Mulato, who has been a journalist since 2007 and has worked for places such as NBC Telemundo and El País, expects journalism to have highs and lows. But the relief she felt at finding stability and a reasonable salary meant a lot. Losing that was awful.
“It’s sad to say this, but I’ve been through this before. … But I thought that because it was a company based in the U.S., and that it was a big company,” things might be different.
Last year, Mulato and her partner had decided they wanted to buy a house. But when she went to New York to visit the U.S.-based portion of her team, her boss told her they were going to close the Mexico office. She came back and told her partner, “We can’t do it. I mean, I’m not gonna be paying for something when I don’t have a stable job.”
She and her partner typically split their expenses evenly. This past year, he started covering more than half of the rent because of the months when Mulato had either no work or comparatively lower-paying jobs. Since January, she’s applied for more than 20 positions, and is relying on temporary gigs like her current contract writing stories for Turkish Radio and Television Corporation.
“When I stopped working at the AP, I had to look again for new clients, gigs,” she said. “The people that used to be at some media [outlets] weren’t there anymore. And it’s starting … fresh, and it was hard.”

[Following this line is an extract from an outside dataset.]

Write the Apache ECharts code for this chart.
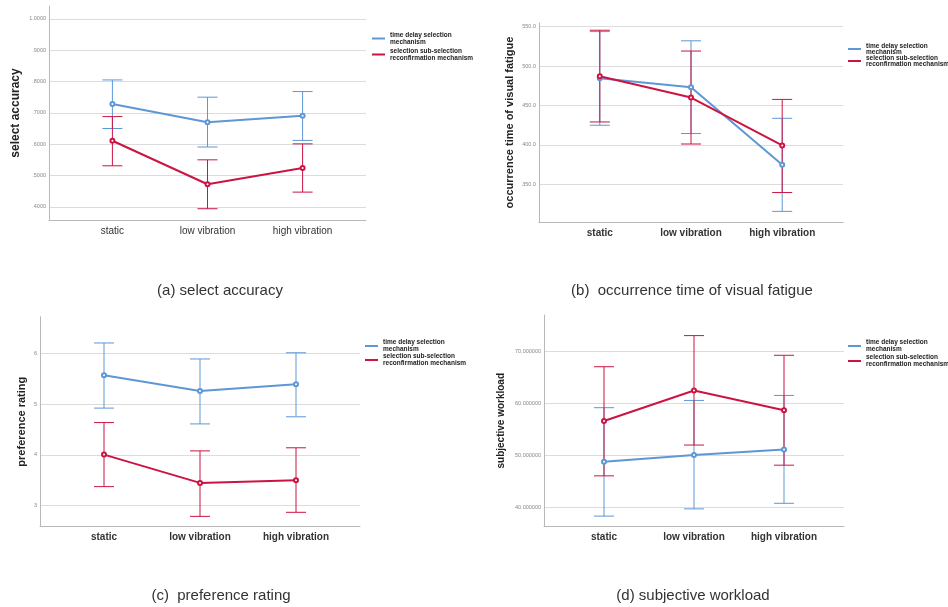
<!DOCTYPE html>
<html><head><meta charset="utf-8">
<script src="https://cdn.jsdelivr.net/npm/echarts@6/dist/echarts.min.js"></script>
<style>html,body{margin:0;padding:0;background:#fff}#c{width:948px;height:607px}</style>
</head><body><div id="c"></div>
<script>
// ---------- data ----------
const categories = ['static', 'low vibration', 'high vibration'];
const seriesNames = ['time delay selection\nmechanism', 'selection sub-selection\nreconfirmation mechanism'];

// (a) select accuracy
const accDelayMean = [0.728, 0.670, 0.691];
const accDelayLow  = [0.650, 0.591, 0.612];
const accDelayHigh = [0.805, 0.750, 0.768];
const accSubMean   = [0.611, 0.472, 0.524];
const accSubLow    = [0.531, 0.394, 0.447];
const accSubHigh   = [0.688, 0.550, 0.601];
const accTicks     = [0.4, 0.5, 0.6, 0.7, 0.8, 0.9, 1.0];

// (b) occurrence time of visual fatigue
const fatDelayMean = [484.4, 473.0, 374.7];
const fatDelayLow  = [424.8, 414.3, 315.5];
const fatDelayHigh = [543.7, 532.0, 433.6];
const fatSubMean   = [487.0, 460.0, 399.2];
const fatSubLow    = [429.0, 401.0, 339.4];
const fatSubHigh   = [545.4, 519.0, 457.6];
const fatTicks     = [350, 400, 450, 500, 550];

// (c) preference rating
const prefDelayMean = [5.567, 5.258, 5.390];
const prefDelayLow  = [4.921, 4.610, 4.750];
const prefDelayHigh = [6.203, 5.888, 6.010];
const prefSubMean   = [4.006, 3.449, 3.500];
const prefSubLow    = [3.376, 2.790, 2.870];
const prefSubHigh   = [4.636, 4.079, 4.140];
const prefTicks     = [3, 4, 5, 6];

// (d) subjective workload
const workDelayMean = [48.77, 50.06, 51.16];
const workDelayLow  = [38.30, 39.70, 40.77];
const workDelayHigh = [59.20, 60.60, 61.56];
const workSubMean   = [56.64, 62.52, 58.70];
const workSubLow    = [46.06, 52.00, 48.12];
const workSubHigh   = [67.10, 73.10, 69.30];
const workTicks     = [40, 50, 60, 70];

const subtitles = ['(a) select accuracy', '(b)  occurrence time of visual fatigue', '(c)  preference rating', '(d) subjective workload'];

// ---------- layout ----------
const BLUE = '#5e97d6';
const RED = '#cc1442';
const FONT = '"Liberation Sans", Arial, sans-serif';

const panels = [
  { grid: {left: 49, top: 6, width: 317, height: 214}, min: 0.358, max: 1.041, ticks: accTicks,
    fmt: v => { const s = v.toFixed(4); return s.startsWith('0') ? s.slice(1) : s; },
    name: 'select accuracy', nameGap: 27, nameSize: 12, catWeight: 'normal',
    legend: {left: 367, top: 26.5, gap: 2, lh: 7},
    d: [accDelayMean, accDelayLow, accDelayHigh], s: [accSubMean, accSubLow, accSubHigh],
    sub: {x: 220, y: 291} },
  { grid: {left: 539, top: 23, width: 304, height: 199}, min: 302, max: 554.6, ticks: fatTicks,
    fmt: v => v.toFixed(1),
    name: 'occurrence time of visual fatigue', nameGap: 24, nameSize: 11, catWeight: 'bold',
    legend: {left: 843, top: 37.5, gap: -1, lh: 6},
    d: [fatDelayMean, fatDelayLow, fatDelayHigh], s: [fatSubMean, fatSubLow, fatSubHigh],
    sub: {x: 692, y: 291} },
  { grid: {left: 40, top: 316.7, width: 320, height: 210}, min: 2.587, max: 6.72, ticks: prefTicks,
    fmt: v => String(v),
    name: 'preference rating', nameGap: 13, nameSize: 11, catWeight: 'bold',
    legend: {left: 360, top: 334, gap: 0, lh: 7},
    d: [prefDelayMean, prefDelayLow, prefDelayHigh], s: [prefSubMean, prefSubLow, prefSubHigh],
    sub: {x: 221, y: 596} },
  { grid: {left: 544, top: 315, width: 300, height: 211.5}, min: 36.3, max: 77.07, ticks: workTicks,
    fmt: v => v.toFixed(6),
    name: 'subjective workload', nameGap: 38, nameSize: 10, catWeight: 'bold',
    legend: {left: 843, top: 334, gap: 1, lh: 7},
    d: [workDelayMean, workDelayLow, workDelayHigh], s: [workSubMean, workSubLow, workSubHigh],
    sub: {x: 693, y: 596} }
];

function errRender(color) {
  return function (params, api) {
    const x = api.value(0), lo = api.value(1), hi = api.value(2);
    const pH = api.coord([x, hi]), pL = api.coord([x, lo]);
    const hw = 10;
    const st = {stroke: color, lineWidth: 1};
    return {type: 'group', children: [
      {type: 'line', shape: {x1: pH[0], y1: pH[1], x2: pL[0], y2: pL[1]}, style: st},
      {type: 'line', shape: {x1: pH[0] - hw, y1: pH[1], x2: pH[0] + hw, y2: pH[1]}, style: st},
      {type: 'line', shape: {x1: pL[0] - hw, y1: pL[1], x2: pL[0] + hw, y2: pL[1]}, style: st}
    ]};
  };
}

const option = {
  animation: false,
  backgroundColor: '#fff',
  textStyle: {fontFamily: FONT},
  grid: [], xAxis: [], yAxis: [], legend: [], series: [],
  graphic: []
};

panels.forEach((p, i) => {
  option.grid.push(Object.assign({containLabel: false}, p.grid));
  option.xAxis.push({
    type: 'value', gridIndex: i, min: -2 / 3, max: 8 / 3,
    axisLine: {show: true, onZero: false, lineStyle: {color: '#b8b8b8', width: 1}},
    axisTick: {show: false, customValues: [0, 1, 2]},
    splitLine: {show: false},
    axisLabel: {customValues: [0, 1, 2], formatter: v => categories[Math.round(v)] || '',
      color: '#333', fontSize: 10, fontWeight: p.catWeight, margin: 6, fontFamily: FONT}
  });
  option.yAxis.push({
    type: 'value', gridIndex: i, min: p.min, max: p.max,
    name: p.name, nameLocation: 'middle', nameGap: p.nameGap,
    nameTextStyle: {fontSize: p.nameSize, fontWeight: 'bold', color: '#222', fontFamily: FONT},
    axisLine: {show: true, onZero: false, lineStyle: {color: '#b8b8b8', width: 1}},
    axisTick: {show: false, customValues: p.ticks},
    splitLine: {show: true, lineStyle: {color: '#dcdcdc', width: 1}},
    axisLabel: {customValues: p.ticks, formatter: p.fmt, color: '#888', fontSize: 5.5, margin: 3, fontFamily: FONT}
  });
  option.legend.push({
    orient: 'vertical', left: p.legend.left, top: p.legend.top,
    data: seriesNames, icon: 'rect', itemWidth: 13, itemHeight: 2,
    itemGap: p.legend.gap, itemTextGap: 2, selectedMode: false,
    textStyle: {fontSize: 6.5, lineHeight: p.legend.lh, fontWeight: 'bold', color: '#222', fontFamily: FONT}
  });
  const groups = [[p.d, BLUE, seriesNames[0]], [p.s, RED, seriesNames[1]]];
  groups.forEach(([arr, color, nm]) => {
    const [mean, lo, hi] = arr;
    option.series.push({
      type: 'custom', name: 'err', xAxisIndex: i, yAxisIndex: i,
      renderItem: errRender(color), silent: true,
      encode: {x: 0, y: [1, 2]},
      data: mean.map((m, k) => [k, lo[k], hi[k]])
    });
    option.series.push({
      type: 'line', name: nm, xAxisIndex: i, yAxisIndex: i,
      data: mean.map((m, k) => [k, m]),
      color: color, symbol: 'emptyCircle', symbolSize: 4,
      lineStyle: {color: color, width: 2}, itemStyle: {color: color, borderWidth: 1},
      z: 3
    });
  });
  option.graphic.push({
    type: 'text', x: p.sub.x, y: p.sub.y,
    style: {text: subtitles[i], fill: '#333', font: '15px ' + FONT, textAlign: 'center', textVerticalAlign: 'middle'}
  });
});

const chart = echarts.init(document.getElementById('c'), null, {renderer: 'canvas'});
chart.setOption(option);
</script>
</body></html>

Mulato made the decision to pursue journalism when she was 17, and when she did, her father said, “Te vas a morir de hambre” — “you’re going to die of hunger.” He joked that he would open up a grocery store for her as a backup plan. Mulato’s more realistic backup plan is working in communications, to which some of her struggling journalist peers have migrated.
Her father died this year after a life of working jobs that were not satisfying. But the work Mulato does fulfills her deeply, so she’s making sacrifices and plans to stick it out.
“I don’t want to do what my father did,” she said. “I’d rather be happy.”